But I've always had trouble accepting the common explanation as to why some of the best military men of the Civil War cast their lot with the Confederacy. Seeking to understand just why it was that officers such as Robert E. Lee and Tom Jackson resigned from the US Army and why they led armies in an attempt to destroy the Union, we are told that these men always had a higher sense of loyalty and devotion to their state (read Virginia) than to the nation. Perhaps I just don't understand, but it seems to me to be a weak argument.
If, as the explanation goes, we are to believe that this was a commonly-shared sentiment of 19th century Americans, then why is it most frequently, maybe exclusively, used to explain the decision of Virginians to take up their swords against the United States? Seldom have I ever heard that say, oh, James Longstreet wrestled over his decision to resign but ultimately decided to do so because he was a South Carolinian (or Georgian) first, and an American second. The same can be said about other non-Virginia Confederate officers. . .Lafayette McLaws, for example. Did he feel a higher duty to Georgia? Or Braxton Bragg. . .did his loyalty lie with North Carolina? I just never really bought this explanation.
Of course, if, and I stress IF, state loyalty superceded national loyalty, then how do we explain the recruitment of 37 units of (west) Virginia soldiers that fought for the Union? Or the 56, yes, I said Fifty-Six, infantry, cavalry, and artillery units that were mustered into Federal service from Tennessee?
And how about those officers that in some quarters are viewed as "traitors;" Southern-born or Southern-raised army officers that remained in the US Army following secession.

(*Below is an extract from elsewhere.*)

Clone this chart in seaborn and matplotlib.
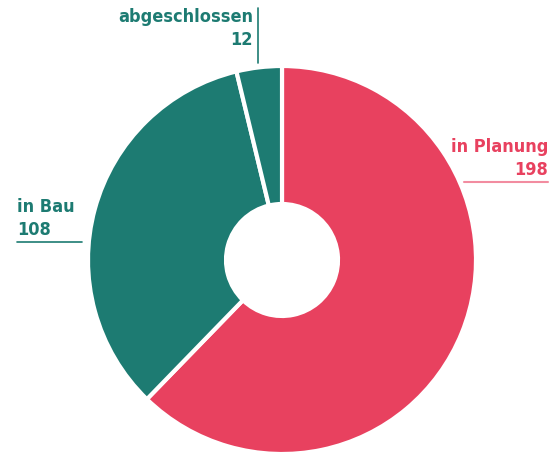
import seaborn as sns
import matplotlib.pyplot as plt

labels = ['in Planung', 'in Bau', 'abgeschlossen']
values = [198, 108, 12]
colors = ['#E8415F', '#1D7B72', '#1D7B72']

sns.set_theme(style="white")
plt.rcParams['font.family'] = ['Liberation Sans Narrow', 'DejaVu Sans']

fig = plt.figure(figsize=(5.58, 4.54), dpi=100)
ax = fig.add_axes([0, 0, 1, 1])

# pixel -> data coords (center of donut at 282,260, radius 194px)
cx, cy, r = 282, 260, 194
def P(px, py):
    return (px - cx) / r, (cy - py) / r

ax.pie(values, colors=colors, startangle=90, counterclock=False,
       radius=1, wedgeprops=dict(width=1 - 56 / 194, edgecolor='white', linewidth=3))

ax.set_xlim(-cx / r, (558 - cx) / r)
ax.set_ylim(-(454 - cy) / r, cy / r)
ax.set_aspect('equal')
ax.axis('off')

fs = 13
kw = dict(fontsize=fs, fontweight='bold', fontstretch='condensed', va='baseline')
# in Planung
ax.text(*P(548, 152), labels[0], color=colors[0], ha='right', **kw)
ax.text(*P(548, 175), str(values[0]), color=colors[0], ha='right', **kw)
x0, y0 = P(464, 182); x1, y1 = P(548, 182)
ax.plot([x0, x1], [y0, y1], color='#F28CA0', lw=1.5)

# in Bau
ax.text(*P(17, 212), labels[1], color=colors[1], ha='left', **kw)
ax.text(*P(17, 235), str(values[1]), color=colors[1], ha='left', **kw)
x0, y0 = P(17, 242); x1, y1 = P(82, 242)
ax.plot([x0, x1], [y0, y1], color=colors[1], lw=1.2)

# abgeschlossen
ax.text(*P(253, 22), labels[2], color=colors[2], ha='right', **kw)
ax.text(*P(253, 45), str(values[2]), color=colors[2], ha='right', **kw)
x0, y0 = P(258, 8); x1, y1 = P(258, 63)
ax.plot([x0, x1], [y0, y1], color=colors[2], lw=1.2)

fig.savefig('out.png', dpi=100)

Of course, the most famous was George H. Thomas, but there was also Jesse Reno, Winfield Scott, John Newton, and Benjamin Prentiss. All of these men were native Virginians. Were they not properly infused with the Virginia-first, US-second mentality?
And let's not forget about David Farragut from Tennessee, the Birney brothers, David & William, from Alabama, John Fremont and Montgomery Meigs, both born in Georgia, Stephen Hurlbut, of South Carolina, and also John Gibbon. Though born near Philadelphia, Gibbon spent most of his childhood in North Carolina. Four of his brothers fought for the Confederacy, but Gibbon remained loyal to the US.
Now, I'm trying to think of Northern-born Confederate officers, but, off the top of my head, can only come up with Roswell Ripley, born in Ohio.
It is for these reasons, and others as well, that I have never bought into the concept of a higher sense of devotion to one's native state as the sole explanation as to why some fought for the CSA and not the USA. But, of course, I could be wrong. Perhaps Lee and Jackson did feel this way. But I do not believe that such sentiment was widespread, and certainly not universal in the South. And, just one more thought, was Robert E. Lee fighting just for his native state? If the CSA had proved triumphant, wouldn't Virginia then become just another state in another nation?